#### Request:
Give the data below again exactly as written, without its pictures.

#### Data:

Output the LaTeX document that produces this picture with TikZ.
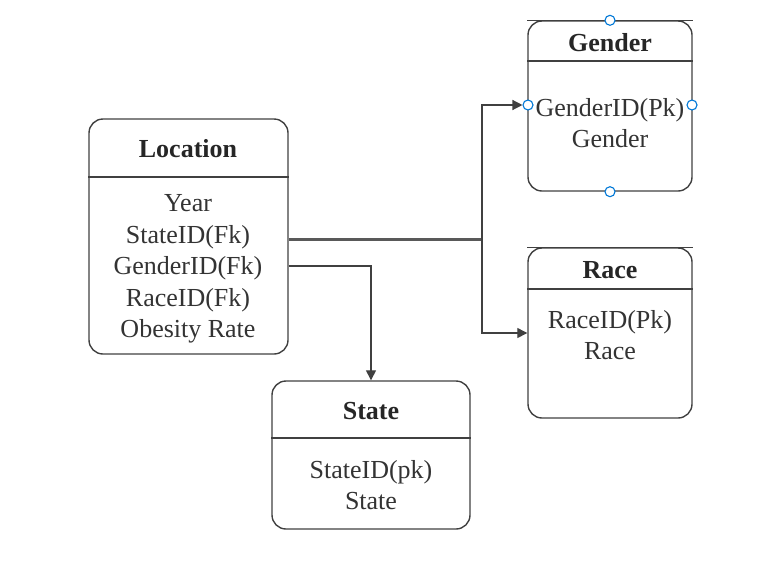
\documentclass[tikz,border=0pt]{standalone}
\usepackage{fontspec}
\setmainfont{Liberation Serif}
\usetikzlibrary{arrows.meta}

\tikzset{
    tbl/.style={draw=black!75, line width=1.4pt, rounded corners=14pt, inner sep=0pt},
    title/.style={font=\fontsize{26}{31}\selectfont\bfseries, text=black!85},
    fields/.style={font=\fontsize{26}{31.5}\selectfont, align=center, text=black!80},
    conn/.style={draw=black!75, line width=1.3pt, -{Triangle[length=10pt,width=10pt]}},
    thickline/.style={draw=black!65, line width=3pt},
    handle/.style={circle, draw={rgb,255:red,0;green,120;blue,215}, fill=white, line width=1.1pt, minimum size=10pt, inner sep=0pt}
}

\begin{document}
\begin{tikzpicture}[x=1pt,y=-1pt]
    \useasboundingbox (0,0) rectangle (775,568);
    % tables
    \node[tbl, minimum width=199pt, minimum height=235pt] (loc) at (188.5,236.5) {};
    \draw[black!75, line width=1.4pt] (loc.west |- 0,177) -- (loc.east |- 0,177);
    \node[title] (loctitle) at (188,149) {Location};
    \node[fields] (locfields) at (188,269) {Year\\StateID(Fk)\\GenderID(Fk)\\RaceID(Fk)\\Obesity Rate};

    \node[tbl, minimum width=164pt, minimum height=170pt] (gen) at (610,106) {};
    \draw[black!75, line width=1.4pt] (gen.north west) -- (gen.north east);
    \draw[black!75, line width=1.4pt] (gen.west |- 0,61) -- (gen.east |- 0,61);
    \node[title] (gentitle) at (610,43) {Gender};
    \node[fields] (genfields) at (610,123) {GenderID(Pk)\\Gender};

    \node[tbl, minimum width=164pt, minimum height=170pt] (race) at (610,333) {};
    \draw[black!75, line width=1.4pt] (race.north west) -- (race.north east);
    \draw[black!75, line width=1.4pt] (race.west |- 0,289) -- (race.east |- 0,289);
    \node[title] (racetitle) at (610,270) {Race};
    \node[fields] (racefields) at (610,335) {RaceID(Pk)\\Race};

    \node[tbl, minimum width=198pt, minimum height=148pt] (state) at (371,455) {};
    \draw[black!75, line width=1.4pt] (state.west |- 0,438) -- (state.east |- 0,438);
    \node[title] (statetitle) at (371,411) {State};
    \node[fields] (statefields) at (371,485) {StateID(pk)\\State};

    % selection handles
    \node[handle] (htop) at (gen.north) {};
    \node[handle] (hleft) at (528,105) {};
    \node[handle] (hright) at (692,105) {};
    \node[handle] (hbottom) at (gen.south) {};

    % connectors
    \coordinate (j) at (482,239);
    \draw[thickline] (loc.east |- j) -- (j);
    \draw[conn] (j) |- (hleft);
    \draw[conn] (j) |- (race.west);
    \draw[conn] (loc.east |- 0,266) -| (state.north);
\end{tikzpicture}
\end{document}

#### Result:
Output the LaTeX document that produces this picture with TikZ.
\documentclass[tikz,border=0pt]{standalone}
\usepackage{fontspec}
\setmainfont{Liberation Serif}
\usetikzlibrary{arrows.meta}

\tikzset{
    tbl/.style={draw=black!75, line width=1.4pt, rounded corners=14pt, inner sep=0pt},
    title/.style={font=\fontsize{26}{31}\selectfont\bfseries, text=black!85},
    fields/.style={font=\fontsize{26}{31.5}\selectfont, align=center, text=black!80},
    conn/.style={draw=black!75, line width=1.3pt, -{Triangle[length=10pt,width=10pt]}},
    thickline/.style={draw=black!65, line width=3pt},
    handle/.style={circle, draw={rgb,255:red,0;green,120;blue,215}, fill=white, line width=1.1pt, minimum size=10pt, inner sep=0pt}
}

\begin{document}
\begin{tikzpicture}[x=1pt,y=-1pt]
    \useasboundingbox (0,0) rectangle (775,568);
    % tables
    \node[tbl, minimum width=199pt, minimum height=235pt] (loc) at (188.5,236.5) {};
    \draw[black!75, line width=1.4pt] (loc.west |- 0,177) -- (loc.east |- 0,177);
    \node[title] (loctitle) at (188,149) {Location};
    \node[fields] (locfields) at (188,269) {Year\\StateID(Fk)\\GenderID(Fk)\\RaceID(Fk)\\Obesity Rate};

    \node[tbl, minimum width=164pt, minimum height=170pt] (gen) at (610,106) {};
    \draw[black!75, line width=1.4pt] (gen.north west) -- (gen.north east);
    \draw[black!75, line width=1.4pt] (gen.west |- 0,61) -- (gen.east |- 0,61);
    \node[title] (gentitle) at (610,43) {Gender};
    \node[fields] (genfields) at (610,123) {GenderID(Pk)\\Gender};

    \node[tbl, minimum width=164pt, minimum height=170pt] (race) at (610,333) {};
    \draw[black!75, line width=1.4pt] (race.north west) -- (race.north east);
    \draw[black!75, line width=1.4pt] (race.west |- 0,289) -- (race.east |- 0,289);
    \node[title] (racetitle) at (610,270) {Race};
    \node[fields] (racefields) at (610,335) {RaceID(Pk)\\Race};

    \node[tbl, minimum width=198pt, minimum height=148pt] (state) at (371,455) {};
    \draw[black!75, line width=1.4pt] (state.west |- 0,438) -- (state.east |- 0,438);
    \node[title] (statetitle) at (371,411) {State};
    \node[fields] (statefields) at (371,485) {StateID(pk)\\State};

    % selection handles
    \node[handle] (htop) at (gen.north) {};
    \node[handle] (hleft) at (528,105) {};
    \node[handle] (hright) at (692,105) {};
    \node[handle] (hbottom) at (gen.south) {};

    % connectors
    \coordinate (j) at (482,239);
    \draw[thickline] (loc.east |- j) -- (j);
    \draw[conn] (j) |- (hleft);
    \draw[conn] (j) |- (race.west);
    \draw[conn] (loc.east |- 0,266) -| (state.north);
\end{tikzpicture}
\end{document}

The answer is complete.